I do think this is one more example of why we need more diversity in casting on all kinds of shows. If everyone has more characters to identify with, it won't feel like such a betrayal when one is sacrificed to the story. Or at least not that kind of betrayal - it's still supposed to hurt to lose characters we like.
I was very happy to see Beverly tonight. I had hoped that would be the case since we've been spending so much time in Will's head this season.
I was very happy to see Beverly tonight. I had hoped that would be the case since we've been spending so much time in Will's head this season.
Me, too. We still get snatches of Abigail, so I hope this isn't actually Beverly's last appearance.
The crime scene was really disturbing for me. Reminded me of part of The Cell, which I love, but which really gives me nightmares.

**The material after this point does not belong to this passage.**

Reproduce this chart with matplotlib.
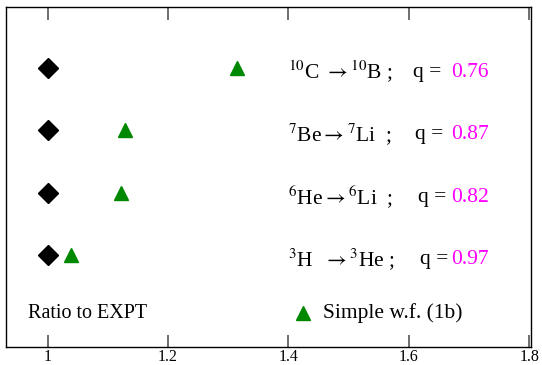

I'm also glossing over how Hannibal could have pulled that off without anyone noticing -- the entry to the observatory is right out in the open, for one. And even in the dead of a night, a man carrying giant slabs of lucite inside can't have been an in-and-out process.
The metaphor of it is so perfect, it's hard to mind, though.
The timeline isn't exactly realistic either, (How long would it take to freeze a body solid enough for slicing?) but I'm not dwelling on the logistics.
Dwelling on the logistics with this show is a recipe for heartbreak. None of it really works, realistically.
So I look at it as a sort of surrealistic nightmare fairy tale? Or something.
Heh. Pun totally not intended, but I like it!